What McLellan had done, across nearly a decade of development work, was rebuild the Corvette's engineering credibility from the inside out. The L98 engine that replaced the cross-fire injection system in 1985, with tuned port injection and 230 horsepower, showed the trajectory he'd set the car on. Every year through the rest of the C4's run, the car got more capable.

"McLellan was working in the hardest era American performance cars ever faced, and he came out the other side with something that could run with the best Europe had to offer. That's not a minor achievement. That's what saved the nameplate."

— Patrick Walsh

McLellan's engineering philosophy

People who worked with McLellan in the Corvette program describe an engineer who thought about the whole car rather than individual systems. He was interested in how everything worked together: chassis stiffness, suspension geometry, brake feel, steering response. The goal wasn't peak numbers in any one category. It was a coherent driving experience.

The ZR-1, which arrived for 1990 and represented the pinnacle of the C4 era, came together under McLellan's direction. The LT5 engine, developed with Lotus and built by Mercury Marine, produced 375 horsepower and 370 lb-ft of torque in its original 1990-1992 form, and was later increased to 405 horsepower and 385 lb-ft for 1993-1995. It was the car that put the Corvette in conversation with Ferrari and Lamborghini in a way that hadn't happened in years.

Understanding the tuned port injection system that powered the C4 through most of its run gives useful context for what McLellan's team was working with. You can find more here on how that system evolved through the generation.

Era / Role Key achievement Years
Early C4 development New chassis architecture, cross-fire injection L83 1975-1984
C4 mid-cycle refinement Tuned port injection L98, suspension revisions 1985-1989
ZR-1 program LT5 V8, partnership with Lotus, 375-405 hp across the run 1990-1995
C4 final years / C5 handoff LT1 engine, refined platform through transition 1992-1993

Life after the Corvette desk

McLellan left the Corvette program in 1992 as the C4's production years wound down and the groundwork for the C5 was being laid. He was present on July 2, 1992, when the one-millionth Corvette rolled off the Bowling Green assembly line. The C5 that arrived in 1997 carried forward many of the priorities he'd established: structural rigidity, weight management, genuine performance without apologizing for it.

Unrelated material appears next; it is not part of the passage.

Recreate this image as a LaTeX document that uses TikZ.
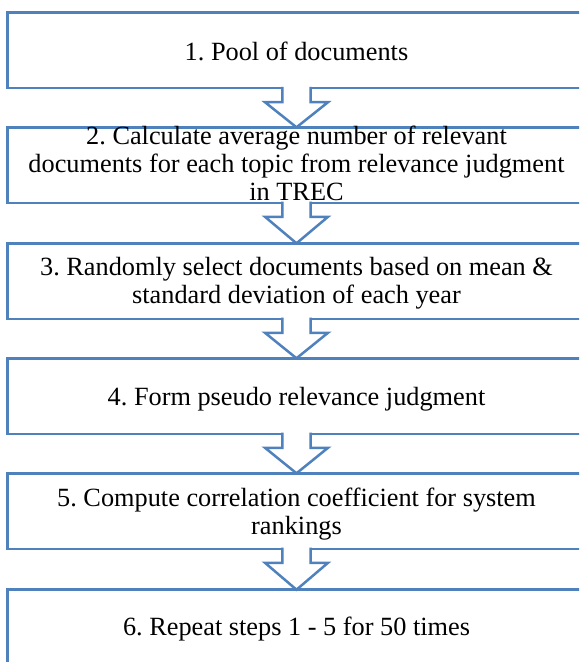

He remained connected to the Corvette community in the years that followed, showing up at events, participating in the kind of deep-dive conversations that Corvette enthusiasts tend to have about engineering decisions and historical context. The Corvette community has a long memory for the people who shaped the car, and McLellan's role in the C4 era kept him in those conversations.

Why his name belongs in the conversation

The history of the Corvette gets told as a series of milestone moments, and most of them cluster around Zora Arkus-Duntov's era: the racing heritage, the big-block engines, the legendary variants of the 1960s. That history is real and worth knowing. But the Corvette survived into the modern era because of the work done in the 1970s and 1980s, in far less favorable conditions, by a team led by an engineer who didn't get nearly as much attention.

McLellan's C4 gave the Corvette its identity for a generation of buyers. It was the car that proved the nameplate still meant something when the market for American performance cars had contracted severely. Every Corvette sold since 1984 exists in part because of decisions he made when the car's future wasn't obvious.

That's what a chief engineer's work actually looks like, most of the time. Not headline-grabbing moments, but a sustained commitment to making the car better than the constraints would seem to allow. Dave McLellan did that work for seventeen years, and the car he handed off was ready for whatever came next.